Wednesday, November 12, 2008

Adventures in infertility: IUIUIU

(TMI alert. Also, length alert. Sheesh.)

So the IUI was last Thursday. Actually it was last Friday. Let me explain...no, there is too much. Let me sum up. No, I'm lousy at summing up, let me explain:

I had my ultrasound/follicle study Wednesday. The technician said, "Whoa, you responded well to the Clomid. Almost too well," and said I had three ripe juicy follicles but all in the side with the blocked tube. She sent me off to the scheduler, who sent me off to the check-out, who said, "Was that all for today?" and I remembered I was supposed to get a Profasi shot as well. Since the office had totally forgotten about it, they had to send me out to the local pharmacy to get the Profasi itself.

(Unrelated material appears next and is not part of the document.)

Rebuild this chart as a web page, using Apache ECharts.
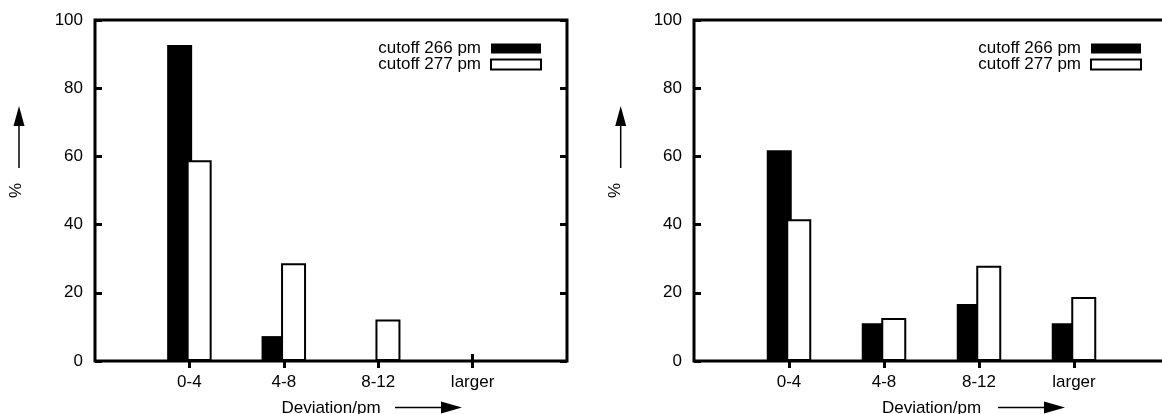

It's damned expensive stuff--the generic is $64, but the name-brand was all they had and it was $109. It contains two months' worth of medicine, but I'm not seeing that as much of a selling point.

Before I would surrender the Profasi I asked the shot-giver (that seemed to be her only function, at least that day) whether it actually made sense to go through with this, since my eggs would have nowhere to go, and she checked with a doctor who said that yes, it was worth a shot since eggs can migrate. I let her do the shot (it ached for days afterward) and looked it up later. The key is that the ovaries aren't actually connected to the fallopian tubes, just very close to them; the tubes have fimbriae that capture the eggs as they emerge and sweep them into the tube, but it's possible for the eggs to escape the nearest fimbriae. I don't know how often this happens--I only read about the migration bit on a couple of forums, secondhand from posters' doctors, and one said a 10% and the other a 70% chance. I also wonder how often an egg wanders off and is never recovered, and I can't imagine it being all that often.

Regardless, I got the shot and we scheduled the IUI for the next day, when Eric would go to the fertility clinic at the hospital during his planning period to, er, do his part, and I'd come by a few hours later to pick up, er, his part, and bring it to my gynecologist for the actual procedure. Wednesday night, he mentioned that he wasn't sure exactly where in the hospital the clinic was, but neither of us looked it up, me because I figured I'd do it at work before I left, he because (as it turned out) he thought I knew, though he didn't ask me for the directions then.

Thursday, I had a blood donation appointment with the bloodmobile at work for 10. At 11:30, Eric left school to find the clinic. He couldn't find it. He called me. I wasn't there because the bloodmobile people were, aside from being discourteous and not very gentle, running extremely late, and I didn't get out until 12. Eric shouted "Where have you been??" and then told me that the hospital had sent him to someplace that said he needed to go across the street, and the people across the street had told him he was in the wrong place, and now what? I got directions from the gynecologist and relayed them. "Then it's too late," he said, and yelled at me for not being around my phone at all times "when you knew I didn't know where I was going!" and for giving blood when I was supposed to be getting pregnant.

He went back to work. I called the clinic and the gynecologist and was told that we could reschedule for the next day. The scheduler, whom I've talked to a lot in the past couple of months, was upset that I asked if that would do any good. It turns out Profasi stays in the system for around 36-48 hours and the eggs don't die until it's gone. This was going to be a little over that time limit, so I was dubious, but we'd already spent most of the money we were going to spend this month and I scheduled it despite Eric saying he'd given up for the month. Later he called back, and we made up and he agreed to try again on Friday.

Friday, armed with the new improved directions, he had no problems at all (except in locating the porn, he said--it was discreetly tucked underneath a towel, and he didn't find it until afterward). I accordingly arrived a few hours later, tucked "the boys" into my bra, which gave me the giggles, was told by the technician "Good luck--I hope I never see you again!" and drove off.

At the gynecologist's, everything went fine except that my cervix is apparently severely tilted, so the gynecologist had to shove the catheter to get it in the correct place and I therefore bled quite a bit more than I'd been led to expect. Also, they should have warned me to bring a book or grab a magazine. Their ceiling was not interesting enough to entertain me for the requisite 20 minutes on my back.

And now, we wait. I am now doubly hoping that it worked, because I saw that ThinkGeek now carries solar system mobiles and how totally awesome would that be for a nursery?